[Items listed in a dataset]
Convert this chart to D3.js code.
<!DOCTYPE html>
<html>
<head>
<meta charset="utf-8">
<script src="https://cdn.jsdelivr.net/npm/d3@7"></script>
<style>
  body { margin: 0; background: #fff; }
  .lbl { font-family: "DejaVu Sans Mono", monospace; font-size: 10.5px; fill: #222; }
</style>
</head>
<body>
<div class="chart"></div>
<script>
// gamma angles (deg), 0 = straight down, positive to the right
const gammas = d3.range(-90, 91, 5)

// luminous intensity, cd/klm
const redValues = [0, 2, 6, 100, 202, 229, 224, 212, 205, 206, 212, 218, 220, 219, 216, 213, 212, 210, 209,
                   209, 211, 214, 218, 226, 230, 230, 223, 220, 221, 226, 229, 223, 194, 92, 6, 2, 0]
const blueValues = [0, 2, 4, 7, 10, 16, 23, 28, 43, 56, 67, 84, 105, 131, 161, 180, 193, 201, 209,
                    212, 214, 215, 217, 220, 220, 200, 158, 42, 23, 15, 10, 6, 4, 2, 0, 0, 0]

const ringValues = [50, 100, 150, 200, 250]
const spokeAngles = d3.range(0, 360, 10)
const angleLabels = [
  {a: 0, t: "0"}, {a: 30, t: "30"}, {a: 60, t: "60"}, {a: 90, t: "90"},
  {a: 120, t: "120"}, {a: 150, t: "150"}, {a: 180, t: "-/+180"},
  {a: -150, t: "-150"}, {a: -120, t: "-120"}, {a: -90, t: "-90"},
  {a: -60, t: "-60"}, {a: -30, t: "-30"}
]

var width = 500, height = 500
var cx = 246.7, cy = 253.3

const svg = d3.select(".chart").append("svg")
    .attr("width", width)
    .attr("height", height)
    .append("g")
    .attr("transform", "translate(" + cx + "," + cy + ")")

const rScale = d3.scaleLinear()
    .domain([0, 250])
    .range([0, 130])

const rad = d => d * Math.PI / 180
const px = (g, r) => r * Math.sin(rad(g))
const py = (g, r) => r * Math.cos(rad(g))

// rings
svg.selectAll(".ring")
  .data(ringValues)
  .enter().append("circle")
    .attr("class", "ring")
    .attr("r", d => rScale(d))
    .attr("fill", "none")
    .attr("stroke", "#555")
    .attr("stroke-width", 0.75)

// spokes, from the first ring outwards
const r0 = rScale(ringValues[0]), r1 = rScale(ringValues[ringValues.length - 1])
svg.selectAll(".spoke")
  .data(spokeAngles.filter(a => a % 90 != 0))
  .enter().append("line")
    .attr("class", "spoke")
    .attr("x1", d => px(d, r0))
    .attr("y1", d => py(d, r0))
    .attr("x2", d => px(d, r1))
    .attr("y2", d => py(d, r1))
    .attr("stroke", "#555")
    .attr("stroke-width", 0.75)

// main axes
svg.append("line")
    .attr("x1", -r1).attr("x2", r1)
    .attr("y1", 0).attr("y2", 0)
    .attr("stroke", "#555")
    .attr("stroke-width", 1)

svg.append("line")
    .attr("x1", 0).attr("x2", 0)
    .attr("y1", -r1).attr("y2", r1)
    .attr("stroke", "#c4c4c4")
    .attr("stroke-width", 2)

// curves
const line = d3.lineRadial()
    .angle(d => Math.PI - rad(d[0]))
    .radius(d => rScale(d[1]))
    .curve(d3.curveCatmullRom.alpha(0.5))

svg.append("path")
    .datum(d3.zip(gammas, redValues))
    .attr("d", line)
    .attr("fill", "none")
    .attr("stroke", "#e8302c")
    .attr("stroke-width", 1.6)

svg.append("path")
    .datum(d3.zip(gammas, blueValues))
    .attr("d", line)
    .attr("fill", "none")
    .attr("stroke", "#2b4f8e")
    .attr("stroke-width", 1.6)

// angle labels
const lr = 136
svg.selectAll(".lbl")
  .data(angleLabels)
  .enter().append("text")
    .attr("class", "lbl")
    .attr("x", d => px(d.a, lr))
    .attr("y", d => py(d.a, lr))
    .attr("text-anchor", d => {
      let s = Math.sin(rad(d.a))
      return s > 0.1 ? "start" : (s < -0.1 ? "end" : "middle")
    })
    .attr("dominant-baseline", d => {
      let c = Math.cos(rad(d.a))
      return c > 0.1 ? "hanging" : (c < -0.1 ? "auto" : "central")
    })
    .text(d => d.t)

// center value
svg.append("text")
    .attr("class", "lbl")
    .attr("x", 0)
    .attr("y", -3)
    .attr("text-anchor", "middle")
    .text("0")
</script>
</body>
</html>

---

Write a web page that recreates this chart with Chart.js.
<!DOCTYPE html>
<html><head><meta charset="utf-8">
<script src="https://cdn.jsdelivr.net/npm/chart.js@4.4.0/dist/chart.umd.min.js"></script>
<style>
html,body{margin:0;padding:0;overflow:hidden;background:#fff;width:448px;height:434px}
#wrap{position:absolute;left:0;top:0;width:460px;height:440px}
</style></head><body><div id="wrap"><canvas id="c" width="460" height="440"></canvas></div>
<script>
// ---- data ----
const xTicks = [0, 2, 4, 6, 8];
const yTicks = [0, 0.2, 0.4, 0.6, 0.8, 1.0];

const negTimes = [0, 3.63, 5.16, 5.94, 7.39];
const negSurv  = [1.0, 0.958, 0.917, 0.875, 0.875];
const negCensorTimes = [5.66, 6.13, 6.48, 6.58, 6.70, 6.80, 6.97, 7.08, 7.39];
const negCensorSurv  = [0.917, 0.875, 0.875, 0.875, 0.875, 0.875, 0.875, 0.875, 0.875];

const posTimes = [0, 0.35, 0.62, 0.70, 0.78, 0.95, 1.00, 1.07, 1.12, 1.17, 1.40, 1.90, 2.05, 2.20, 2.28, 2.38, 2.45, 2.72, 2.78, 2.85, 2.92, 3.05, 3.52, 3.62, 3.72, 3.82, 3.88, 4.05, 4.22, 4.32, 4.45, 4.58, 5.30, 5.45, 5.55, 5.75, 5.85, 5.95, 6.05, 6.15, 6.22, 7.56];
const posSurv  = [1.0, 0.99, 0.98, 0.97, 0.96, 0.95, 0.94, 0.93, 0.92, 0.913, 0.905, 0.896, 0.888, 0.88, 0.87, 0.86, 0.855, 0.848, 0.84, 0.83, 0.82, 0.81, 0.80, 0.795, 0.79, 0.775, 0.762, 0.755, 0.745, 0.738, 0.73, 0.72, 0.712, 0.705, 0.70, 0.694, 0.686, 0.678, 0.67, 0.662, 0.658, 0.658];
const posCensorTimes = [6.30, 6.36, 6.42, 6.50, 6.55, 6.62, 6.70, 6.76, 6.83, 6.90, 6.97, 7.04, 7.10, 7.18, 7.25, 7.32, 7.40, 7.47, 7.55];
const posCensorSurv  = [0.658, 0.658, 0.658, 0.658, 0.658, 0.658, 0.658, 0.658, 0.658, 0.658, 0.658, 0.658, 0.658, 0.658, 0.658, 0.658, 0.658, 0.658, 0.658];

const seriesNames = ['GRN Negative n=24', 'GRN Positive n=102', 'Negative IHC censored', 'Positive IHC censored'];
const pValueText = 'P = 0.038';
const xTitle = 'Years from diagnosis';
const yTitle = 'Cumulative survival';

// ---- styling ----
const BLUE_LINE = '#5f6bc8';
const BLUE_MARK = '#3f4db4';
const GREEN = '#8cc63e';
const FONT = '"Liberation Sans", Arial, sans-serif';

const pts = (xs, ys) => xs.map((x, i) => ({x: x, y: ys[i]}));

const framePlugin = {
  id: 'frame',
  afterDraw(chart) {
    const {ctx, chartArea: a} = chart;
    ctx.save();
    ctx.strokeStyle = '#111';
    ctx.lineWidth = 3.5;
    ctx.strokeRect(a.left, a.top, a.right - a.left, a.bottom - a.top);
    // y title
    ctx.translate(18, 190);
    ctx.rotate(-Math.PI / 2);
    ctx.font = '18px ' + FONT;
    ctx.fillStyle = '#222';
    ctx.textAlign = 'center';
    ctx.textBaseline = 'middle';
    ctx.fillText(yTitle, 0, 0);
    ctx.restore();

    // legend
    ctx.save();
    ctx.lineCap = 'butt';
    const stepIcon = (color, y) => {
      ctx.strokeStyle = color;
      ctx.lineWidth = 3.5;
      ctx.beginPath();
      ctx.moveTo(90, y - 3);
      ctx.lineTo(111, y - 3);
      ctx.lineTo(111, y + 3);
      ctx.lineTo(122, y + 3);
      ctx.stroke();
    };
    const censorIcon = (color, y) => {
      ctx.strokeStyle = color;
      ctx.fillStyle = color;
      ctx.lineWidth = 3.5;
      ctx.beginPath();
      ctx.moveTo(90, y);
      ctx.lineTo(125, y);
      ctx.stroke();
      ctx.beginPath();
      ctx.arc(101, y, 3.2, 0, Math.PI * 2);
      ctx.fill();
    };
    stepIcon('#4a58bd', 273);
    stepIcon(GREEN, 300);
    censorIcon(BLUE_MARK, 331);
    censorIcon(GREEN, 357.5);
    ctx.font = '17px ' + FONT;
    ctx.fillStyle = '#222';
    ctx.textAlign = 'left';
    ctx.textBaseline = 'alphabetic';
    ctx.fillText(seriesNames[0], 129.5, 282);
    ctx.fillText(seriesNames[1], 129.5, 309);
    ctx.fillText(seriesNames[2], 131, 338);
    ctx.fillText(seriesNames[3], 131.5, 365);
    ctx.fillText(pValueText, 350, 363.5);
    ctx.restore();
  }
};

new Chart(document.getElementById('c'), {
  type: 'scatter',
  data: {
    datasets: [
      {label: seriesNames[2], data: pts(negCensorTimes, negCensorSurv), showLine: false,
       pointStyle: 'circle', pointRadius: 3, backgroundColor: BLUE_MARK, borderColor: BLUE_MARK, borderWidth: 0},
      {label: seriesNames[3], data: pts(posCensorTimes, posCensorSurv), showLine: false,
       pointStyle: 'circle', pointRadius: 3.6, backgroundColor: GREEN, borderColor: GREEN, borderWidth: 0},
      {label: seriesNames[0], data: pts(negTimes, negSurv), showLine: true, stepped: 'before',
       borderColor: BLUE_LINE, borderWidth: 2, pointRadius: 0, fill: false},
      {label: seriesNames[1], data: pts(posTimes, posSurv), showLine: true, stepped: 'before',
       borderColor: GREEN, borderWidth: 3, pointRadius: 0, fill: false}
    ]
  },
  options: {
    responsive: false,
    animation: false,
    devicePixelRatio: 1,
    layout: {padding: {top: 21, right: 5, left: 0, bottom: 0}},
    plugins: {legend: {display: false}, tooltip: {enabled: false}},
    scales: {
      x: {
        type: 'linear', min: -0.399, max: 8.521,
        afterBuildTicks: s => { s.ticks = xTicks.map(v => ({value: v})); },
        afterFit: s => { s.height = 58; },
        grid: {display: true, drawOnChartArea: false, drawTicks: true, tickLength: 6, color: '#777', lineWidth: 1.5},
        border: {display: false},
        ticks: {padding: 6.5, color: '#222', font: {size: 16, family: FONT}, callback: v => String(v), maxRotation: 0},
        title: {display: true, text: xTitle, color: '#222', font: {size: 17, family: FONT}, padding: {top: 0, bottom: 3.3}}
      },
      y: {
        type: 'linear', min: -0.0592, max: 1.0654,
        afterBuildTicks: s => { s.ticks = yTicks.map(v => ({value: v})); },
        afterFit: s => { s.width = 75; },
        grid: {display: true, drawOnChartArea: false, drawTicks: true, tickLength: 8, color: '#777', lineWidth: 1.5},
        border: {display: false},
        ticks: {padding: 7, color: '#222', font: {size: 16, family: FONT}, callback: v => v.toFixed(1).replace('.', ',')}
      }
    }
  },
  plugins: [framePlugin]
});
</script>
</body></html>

To be done: In the material above, locate the line containing "Convert this chart to D3.js code." and the line containing "const gammas = d3.range(-90, 91, 5)". Transcribe exactly those two lines and every line between them, and nothing more.

Right answer:
Convert this chart to D3.js code.
<!DOCTYPE html>
<html>
<head>
<meta charset="utf-8">
<script src="https://cdn.jsdelivr.net/npm/d3@7"></script>
<style>
  body { margin: 0; background: #fff; }
  .lbl { font-family: "DejaVu Sans Mono", monospace; font-size: 10.5px; fill: #222; }
</style>
</head>
<body>
<div class="chart"></div>
<script>
// gamma angles (deg), 0 = straight down, positive to the right
const gammas = d3.range(-90, 91, 5)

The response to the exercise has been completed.